I'll try to research that, I'll also try Acronis before deciding on the product.
When you use the bootable Rescue Media to create your image, it does not create a disk snapshot as there are no running applications (and Windows isn't running either). Otherwise the verification process that I am talking about here would not be able to read the same data a second time from the source. That's just because, then, Windows would, pretty much as soon as the snapshot creation completes, continue to modify the data on the source. Thereby causing the data captured in the snapshot to no longer match the data on the source when verification begins.
If you decide to keep Acronis installed on Windows, there will be several background services running continuously on Windows, though, and the program also takes up more disk space than really should be necessary to achieve the goal of occasionally creating (and almost never needing to restore if you don't break your Windows nor break your applications) a customized (with exclusions) system image (albeit Macrium Reflect and similar programs also take up disk space when you keep them installed on Windows).

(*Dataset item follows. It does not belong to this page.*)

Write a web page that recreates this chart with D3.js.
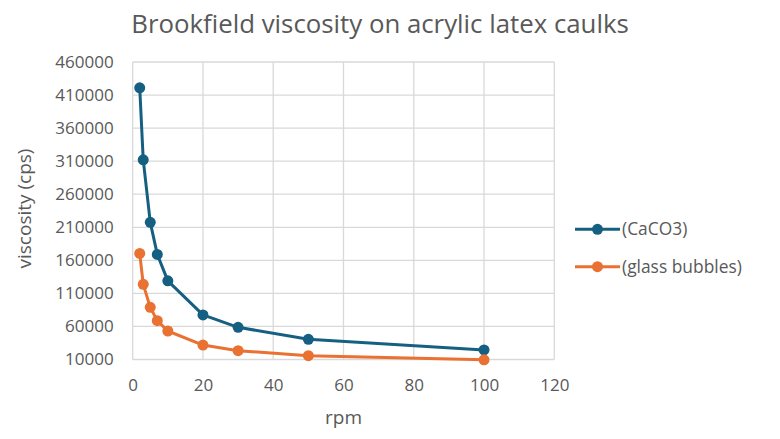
<!DOCTYPE html>
<html>
<head>
<meta charset="utf-8">
<script src="https://cdn.jsdelivr.net/npm/d3@7"></script>
<style>
html,body{margin:0;padding:0;background:#fff;}
svg{display:block;font-family:"Open Sans","Noto Sans",sans-serif;}
</style>
</head>
<body>
<svg id="chart" width="780" height="439"></svg>
<script>
const title = "Brookfield viscosity on acrylic latex caulks";
const xLabel = "rpm";
const yLabel = "viscosity (cps)";
const rpm = [2, 3, 5, 7, 10, 20, 30, 50, 100];
const caco3 = [421000, 312000, 217500, 169000, 129000, 77500, 58700, 40500, 24400];
const glassBubbles = [170500, 123700, 88900, 68700, 53100, 31900, 23300, 15700, 9500];
const seriesNames = ["(CaCO3)", "(glass bubbles)"];
const seriesColors = ["#156082", "#E97132"];
const xTicks = [0, 20, 40, 60, 80, 100, 120];
const yTicks = [10000, 60000, 110000, 160000, 210000, 260000, 310000, 360000, 410000, 460000];

const svg = d3.select("#chart");
const pLeft = 132.7, pRight = 554.3, pTop = 62, pBottom = 359.5;
const x = d3.scaleLinear().domain([0, 120]).range([pLeft, pRight]);
const y = d3.scaleLinear().domain([10000, 460000]).range([pBottom, pTop]);
const textColor = "#595959", gridColor = "#d9d9d9";

// gridlines
svg.append("g").selectAll("line").data(yTicks).join("line")
  .attr("x1", pLeft).attr("x2", pRight)
  .attr("y1", d => y(d)).attr("y2", d => y(d))
  .attr("stroke", gridColor).attr("stroke-width", 1.3);
svg.append("g").selectAll("line").data(xTicks).join("line")
  .attr("x1", d => x(d)).attr("x2", d => x(d))
  .attr("y1", pTop).attr("y2", pBottom)
  .attr("stroke", gridColor).attr("stroke-width", 1.3);

// axes (labels only)
const yAxis = d3.axisLeft(y).tickValues(yTicks).tickSize(0).tickPadding(19).tickFormat(d3.format("d"));
const gy = svg.append("g").attr("transform", `translate(${pLeft},0)`).call(yAxis);
gy.select(".domain").remove();
gy.selectAll("text").attr("fill", textColor).style("font-size", "17px").style("font-family", '"Open Sans",sans-serif');

const xAxis = d3.axisBottom(x).tickValues(xTicks).tickSize(0).tickPadding(19).tickFormat(d3.format("d"));
const gx = svg.append("g").attr("transform", `translate(0,${pBottom})`).call(xAxis);
gx.select(".domain").remove();
gx.selectAll("text").attr("fill", textColor).style("font-size", "17px").style("font-family", '"Open Sans",sans-serif');

// series
const series = [caco3, glassBubbles];
const line = d3.line().x((d, i) => x(rpm[i])).y(d => y(d));
series.forEach((vals, si) => {
  svg.append("path").datum(vals)
    .attr("d", line).attr("fill", "none")
    .attr("stroke", seriesColors[si]).attr("stroke-width", 3)
    .attr("stroke-linejoin", "round");
  svg.append("g").selectAll("circle").data(vals).join("circle")
    .attr("cx", (d, i) => x(rpm[i])).attr("cy", d => y(d))
    .attr("r", 5.5).attr("fill", seriesColors[si]);
});

// title
svg.append("text").attr("x", 380).attr("y", 33)
  .attr("text-anchor", "middle").attr("fill", textColor)
  .style("font-size", "25.8px").text(title);

// axis titles
svg.append("text").attr("x", x(60)).attr("y", 424)
  .attr("text-anchor", "middle").attr("fill", textColor)
  .style("font-size", "19px").text(xLabel);
svg.append("text").attr("transform", `translate(31,${(147 + 270) / 2}) rotate(-90)`)
  .attr("text-anchor", "middle").attr("fill", textColor)
  .style("font-size", "19px").text(yLabel);

// legend
const legY = [229.3, 266.7];
seriesNames.forEach((name, i) => {
  const g = svg.append("g");
  g.append("line").attr("x1", 575).attr("x2", 620).attr("y1", legY[i]).attr("y2", legY[i])
    .attr("stroke", seriesColors[i]).attr("stroke-width", 3);
  g.append("circle").attr("cx", 597.5).attr("cy", legY[i]).attr("r", 5.5).attr("fill", seriesColors[i]);
  g.append("text").attr("x", 622).attr("y", legY[i]).attr("dy", "0.35em")
    .attr("fill", textColor).style("font-size", "17.4px").text(name);
});
</script>
</body>
</html>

On a modern PC, these background services don't bog the system down, but they might still interfere with other applications you use, BUT... you can simply uninstall the program after you have used it to build the bootable Rescue Media (ISO file) like I earlier said.

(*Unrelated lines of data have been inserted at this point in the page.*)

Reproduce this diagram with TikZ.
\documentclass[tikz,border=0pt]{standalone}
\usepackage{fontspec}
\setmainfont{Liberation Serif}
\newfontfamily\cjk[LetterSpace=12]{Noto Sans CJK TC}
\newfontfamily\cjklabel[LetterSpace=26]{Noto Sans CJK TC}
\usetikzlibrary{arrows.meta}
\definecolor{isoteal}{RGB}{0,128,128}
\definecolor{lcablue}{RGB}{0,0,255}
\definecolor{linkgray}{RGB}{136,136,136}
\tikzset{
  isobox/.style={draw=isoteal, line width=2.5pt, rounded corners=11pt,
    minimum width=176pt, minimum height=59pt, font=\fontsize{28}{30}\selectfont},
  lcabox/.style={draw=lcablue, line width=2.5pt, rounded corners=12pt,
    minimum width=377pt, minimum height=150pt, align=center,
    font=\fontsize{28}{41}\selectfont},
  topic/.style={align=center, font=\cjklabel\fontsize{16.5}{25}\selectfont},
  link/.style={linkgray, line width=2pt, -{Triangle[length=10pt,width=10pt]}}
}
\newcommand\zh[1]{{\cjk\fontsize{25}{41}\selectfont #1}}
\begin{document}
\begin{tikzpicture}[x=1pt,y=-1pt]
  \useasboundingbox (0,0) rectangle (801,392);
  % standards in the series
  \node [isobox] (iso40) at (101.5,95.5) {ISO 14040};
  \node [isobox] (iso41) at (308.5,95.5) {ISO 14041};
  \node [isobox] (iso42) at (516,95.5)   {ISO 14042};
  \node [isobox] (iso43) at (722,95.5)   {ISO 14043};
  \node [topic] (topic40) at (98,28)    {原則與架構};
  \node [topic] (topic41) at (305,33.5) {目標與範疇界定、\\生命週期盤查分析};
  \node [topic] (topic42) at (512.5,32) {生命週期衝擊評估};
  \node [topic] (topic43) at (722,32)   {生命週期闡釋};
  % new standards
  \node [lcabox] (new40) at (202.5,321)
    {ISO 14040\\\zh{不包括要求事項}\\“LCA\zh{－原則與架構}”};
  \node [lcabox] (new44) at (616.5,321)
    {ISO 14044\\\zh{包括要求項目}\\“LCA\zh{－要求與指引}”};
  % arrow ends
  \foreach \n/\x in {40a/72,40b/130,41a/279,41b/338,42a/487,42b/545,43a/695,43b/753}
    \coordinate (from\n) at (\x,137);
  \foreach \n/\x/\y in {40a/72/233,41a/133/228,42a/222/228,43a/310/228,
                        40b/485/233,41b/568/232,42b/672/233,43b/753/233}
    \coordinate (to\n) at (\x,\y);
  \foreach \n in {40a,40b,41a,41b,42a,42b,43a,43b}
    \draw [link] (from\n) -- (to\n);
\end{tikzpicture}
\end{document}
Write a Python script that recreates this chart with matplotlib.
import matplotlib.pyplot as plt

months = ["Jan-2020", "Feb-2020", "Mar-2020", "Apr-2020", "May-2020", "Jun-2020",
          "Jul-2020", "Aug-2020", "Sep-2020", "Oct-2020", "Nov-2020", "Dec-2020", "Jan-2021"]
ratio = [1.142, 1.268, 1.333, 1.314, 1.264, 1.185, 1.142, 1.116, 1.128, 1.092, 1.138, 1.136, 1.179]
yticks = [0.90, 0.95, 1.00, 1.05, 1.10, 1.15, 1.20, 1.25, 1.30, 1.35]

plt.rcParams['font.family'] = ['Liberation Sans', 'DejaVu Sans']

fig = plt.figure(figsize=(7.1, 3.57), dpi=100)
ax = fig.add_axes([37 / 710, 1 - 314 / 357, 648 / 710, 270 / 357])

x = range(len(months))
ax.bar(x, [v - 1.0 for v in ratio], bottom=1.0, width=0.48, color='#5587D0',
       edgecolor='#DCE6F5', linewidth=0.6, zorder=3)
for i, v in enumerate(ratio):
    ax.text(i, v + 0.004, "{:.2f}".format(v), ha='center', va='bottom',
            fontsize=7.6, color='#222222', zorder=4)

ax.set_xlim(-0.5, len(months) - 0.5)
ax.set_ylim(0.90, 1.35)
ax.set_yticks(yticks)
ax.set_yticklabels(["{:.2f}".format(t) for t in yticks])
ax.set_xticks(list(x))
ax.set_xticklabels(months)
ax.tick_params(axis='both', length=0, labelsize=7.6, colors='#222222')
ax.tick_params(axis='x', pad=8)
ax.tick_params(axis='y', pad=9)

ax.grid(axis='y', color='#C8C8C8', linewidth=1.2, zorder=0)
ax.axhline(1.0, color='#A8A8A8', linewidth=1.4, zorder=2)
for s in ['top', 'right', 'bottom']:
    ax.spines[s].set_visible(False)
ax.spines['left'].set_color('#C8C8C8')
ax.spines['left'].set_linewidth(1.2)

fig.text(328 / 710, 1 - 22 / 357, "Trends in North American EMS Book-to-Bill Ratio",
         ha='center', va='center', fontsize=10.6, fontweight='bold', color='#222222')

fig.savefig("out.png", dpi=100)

I imagine you're annoyed with these questions and also about the fact that, as you mentioned, you have to repeat the same idea but it gets ignored.
Not really annoyed, no. Just a little bit surprised to see a few people continue to deny that which is still a known limitation of VSS and is documented by Microsoft.

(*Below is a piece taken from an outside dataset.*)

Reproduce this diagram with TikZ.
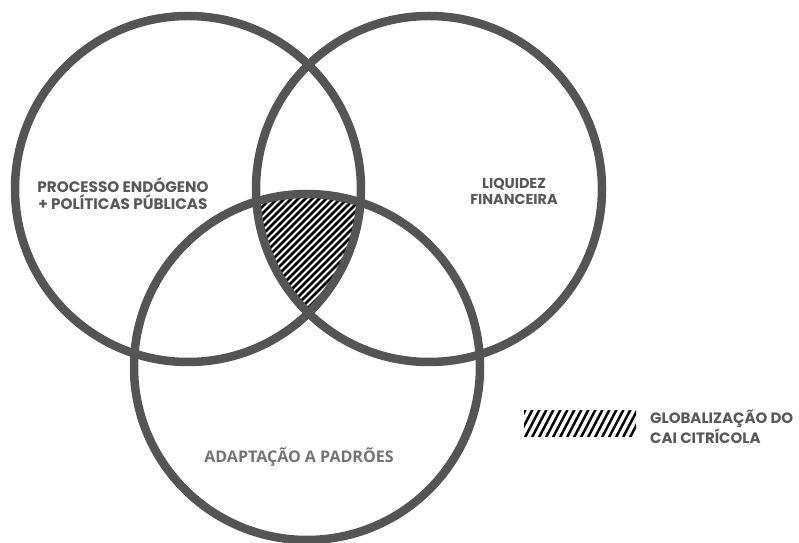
\documentclass[tikz,border=0pt]{standalone}
\usepackage{fontspec}
\setmainfont{Poppins}
\newfontfamily\opensans{Open Sans}
\usepackage{tikz}
\usetikzlibrary{positioning}
\definecolor{ringgray}{RGB}{85,85,85}
\definecolor{labelgray}{RGB}{88,88,88}
\definecolor{softgray}{RGB}{115,115,115}

\begin{document}
\begin{tikzpicture}[x=0.03cm, y=-0.03cm,
  ring/.style={draw=ringgray, line width=0.255cm},
  hatch/.style={black, line width=0.075cm},
  lbl/.style={text=labelgray, font=\fontsize{12.5}{14.5}\selectfont\bfseries,
              align=center, inner sep=0pt}]

  \useasboundingbox (0,0) rectangle (799,543);

  % ---------- centres ----------
  \coordinate (cl) at (188,189);
  \coordinate (cr) at (429,189);
  \coordinate (cb) at (307,367);

  % ---------- common part, hatched ----------
  \begin{scope}
    \clip (cl) circle[radius=173];
    \clip (cr) circle[radius=173];
    \clip (cb) circle[radius=173];
    \foreach \c in {350,357,...,750}{
      \draw[hatch] ({\c-350},350) -- ({\c-150},150);
    }
  \end{scope}

  % ---------- rings ----------
  \draw[ring] (cl) circle[radius=173];
  \draw[ring] (cr) circle[radius=173];
  \draw[ring] (cb) circle[radius=173];

  % ---------- labels ----------
  \node[lbl, font=\fontsize{13}{14.5}\selectfont\bfseries]
    (endo) at (123,193.5) {PROCESSO ENDÓGENO\\+ POLÍTICAS PÚBLICAS};
  \node[lbl, font=\fontsize{12.3}{13.5}\selectfont\bfseries]
    (liq) at (514,191.5) {LIQUIDEZ\\FINANCEIRA};
  \node[lbl, text=softgray, font=\opensans\fontsize{13.7}{15}\selectfont\bfseries]
    (adap) at (299,457) {ADAPTAÇÃO A PADRÕES};

  % ---------- legend ----------
  \begin{scope}
    \clip (524,411) rectangle (636,437);
    \foreach \c in {500,507,...,680}{
      \draw[hatch] (\c,445) -- ({\c+22},403);
    }
  \end{scope}
  \node[lbl, anchor=west, align=left, font=\fontsize{12.8}{12}\selectfont\bfseries]
    (glob) at (650,427) {GLOBALIZAÇÃO DO\\CAI CITRÍCOLA};
\end{tikzpicture}
\end{document}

But I'll definitely rely on your recommendations.
Also, it's hard to find out all the nuances when there's so much to learn in the beginning (e.g. I also need to find good drives and it turned out to not be that easy; there's a need to decide which PC to buy, and so on and so forth).
Good drives are drives that contain the kind of data you
KNOW matches the data you need. Bad drives are drives that contain the kind of data that, mainly as a result of choosing to use (or keep insisting to use) a verification mechanism that fails to provide this knowledge,
might not match the data you need.
This is in addition to verifying the integrity of the drives, periodically, and to keep multiple copies of the same (and verified that it is the same,
AND periodically re-verified that it is still the same) data stored in such a way that each copy is kept in a diferent information repository that is separate and isolated from all the other information repositories.
For example, if two separate drives are physically hooked up to a system directly through SATA/NVMe/USB, then they're not separate nor are isolated from each other. Rather, they are in the same information repository, and all data in an information repository can be lost at once. Suddenly, and without any prior warning signs.
Also additionally, it is of critical importance to isolate and protect each information repository against various other potential risks besides the risk of an unexpected hardware failure.